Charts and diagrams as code
____________
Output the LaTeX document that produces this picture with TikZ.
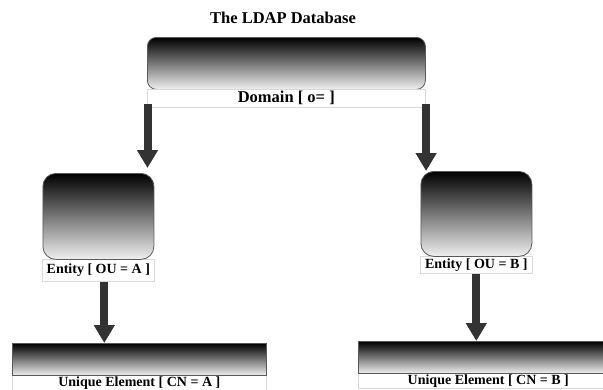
\documentclass[tikz,border=0pt]{standalone}
\usepackage{fontspec}
\setmainfont{Liberation Serif}
\usetikzlibrary{arrows.meta,calc}
\begin{document}
\begin{tikzpicture}[x=1pt,y=-1pt,
  gradbox/.style={draw=black!65, line width=0.8pt, top color=black, bottom color=black!6, inner sep=0pt, anchor=north west},
  labbox/.style={draw=black!15, line width=0.6pt, inner sep=0pt, anchor=north west, font=\bfseries\fontsize{14}{16}\selectfont},
  bigarrow/.style={draw=black!80, line width=8pt, -{Triangle[width=20pt,length=18pt]}},
]
\useasboundingbox (0,0) rectangle (603,389);
\clip (0,0) rectangle (603,389);

\node[font=\bfseries\fontsize{16.5}{18}\selectfont] (title) at (283,18) {The LDAP Database};

% Domain
\node[gradbox, rounded corners=9pt, minimum width=278pt, minimum height=52pt] (dom) at (147,37) {};
\node[labbox, font=\bfseries\fontsize{16.5}{18}\selectfont, minimum width=278pt, minimum height=18pt] (doml) at (147,89) {Domain [ o= ]};

% Entity A
\node[labbox, minimum width=112pt, minimum height=22pt] (entAl) at (42,259) {Entity [ OU = A ]};
\node[gradbox, rounded corners=13pt, minimum width=111pt, minimum height=86pt] (entA) at (42.5,173) {};

% Entity B
\node[labbox, minimum width=112pt, minimum height=17pt] (entBl) at (420,256) {Entity [ OU = B ]};
\node[gradbox, rounded corners=13pt, minimum width=111pt, minimum height=85pt] (entB) at (420.5,171) {};

% Unique A
\node[labbox, minimum width=254pt, minimum height=15pt] (uniqAl) at (12,375) {Unique Element [ CN = A ]};
\draw[draw=black!15, line width=0.6pt] (uniqAl.south west) -- ++(0,10) (uniqAl.south east) -- ++(0,10);
\node[gradbox, minimum width=254pt, minimum height=32pt] (uniqA) at (12,343) {};

% Unique B
\node[labbox, minimum width=260pt, minimum height=15pt] (uniqBl) at (358,373) {Unique Element [ CN = B ]};
\node[gradbox, minimum width=260pt, minimum height=32pt] (uniqB) at (358,341) {};

% Arrows
\draw[bigarrow, shorten <=-4pt, shorten >=5pt] ([xshift=0.5pt]doml.south west) -- ([xshift=0.5pt]doml.south west |- entA.north);
\draw[bigarrow, shorten <=-4pt] ([xshift=0.5pt]doml.south east) -- ([xshift=0.5pt]doml.south east |- entB.north);
\draw[bigarrow] ([xshift=6pt]entAl.south) -- ([xshift=6pt]entAl.south |- uniqA.north);
\draw[bigarrow] (entBl.south) -- (entBl.south |- uniqB.north);
\end{tikzpicture}
\end{document}
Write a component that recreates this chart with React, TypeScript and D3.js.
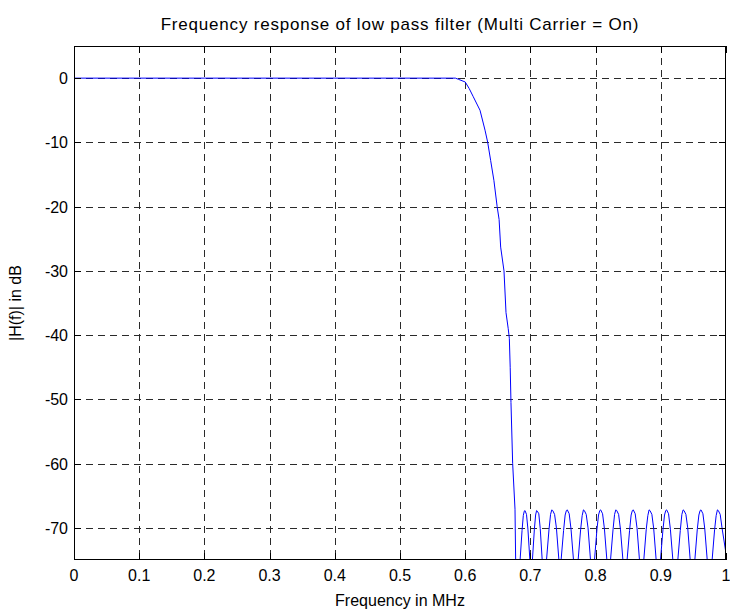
____________
▶ _Task directions_
Quote every record above exactly, omitting any pictures they contain.

▶ _Result of this task_
Output the LaTeX document that produces this picture with TikZ.
\documentclass[tikz,border=0pt]{standalone}
\usepackage{fontspec}
\setmainfont{Liberation Serif}
\usetikzlibrary{arrows.meta,calc}
\begin{document}
\begin{tikzpicture}[x=1pt,y=-1pt,
  gradbox/.style={draw=black!65, line width=0.8pt, top color=black, bottom color=black!6, inner sep=0pt, anchor=north west},
  labbox/.style={draw=black!15, line width=0.6pt, inner sep=0pt, anchor=north west, font=\bfseries\fontsize{14}{16}\selectfont},
  bigarrow/.style={draw=black!80, line width=8pt, -{Triangle[width=20pt,length=18pt]}},
]
\useasboundingbox (0,0) rectangle (603,389);
\clip (0,0) rectangle (603,389);

\node[font=\bfseries\fontsize{16.5}{18}\selectfont] (title) at (283,18) {The LDAP Database};

% Domain
\node[gradbox, rounded corners=9pt, minimum width=278pt, minimum height=52pt] (dom) at (147,37) {};
\node[labbox, font=\bfseries\fontsize{16.5}{18}\selectfont, minimum width=278pt, minimum height=18pt] (doml) at (147,89) {Domain [ o= ]};

% Entity A
\node[labbox, minimum width=112pt, minimum height=22pt] (entAl) at (42,259) {Entity [ OU = A ]};
\node[gradbox, rounded corners=13pt, minimum width=111pt, minimum height=86pt] (entA) at (42.5,173) {};

% Entity B
\node[labbox, minimum width=112pt, minimum height=17pt] (entBl) at (420,256) {Entity [ OU = B ]};
\node[gradbox, rounded corners=13pt, minimum width=111pt, minimum height=85pt] (entB) at (420.5,171) {};

% Unique A
\node[labbox, minimum width=254pt, minimum height=15pt] (uniqAl) at (12,375) {Unique Element [ CN = A ]};
\draw[draw=black!15, line width=0.6pt] (uniqAl.south west) -- ++(0,10) (uniqAl.south east) -- ++(0,10);
\node[gradbox, minimum width=254pt, minimum height=32pt] (uniqA) at (12,343) {};

% Unique B
\node[labbox, minimum width=260pt, minimum height=15pt] (uniqBl) at (358,373) {Unique Element [ CN = B ]};
\node[gradbox, minimum width=260pt, minimum height=32pt] (uniqB) at (358,341) {};

% Arrows
\draw[bigarrow, shorten <=-4pt, shorten >=5pt] ([xshift=0.5pt]doml.south west) -- ([xshift=0.5pt]doml.south west |- entA.north);
\draw[bigarrow, shorten <=-4pt] ([xshift=0.5pt]doml.south east) -- ([xshift=0.5pt]doml.south east |- entB.north);
\draw[bigarrow] ([xshift=6pt]entAl.south) -- ([xshift=6pt]entAl.south |- uniqA.north);
\draw[bigarrow] (entBl.south) -- (entBl.south |- uniqB.north);
\end{tikzpicture}
\end{document}
Write a component that recreates this chart with React, TypeScript and D3.js.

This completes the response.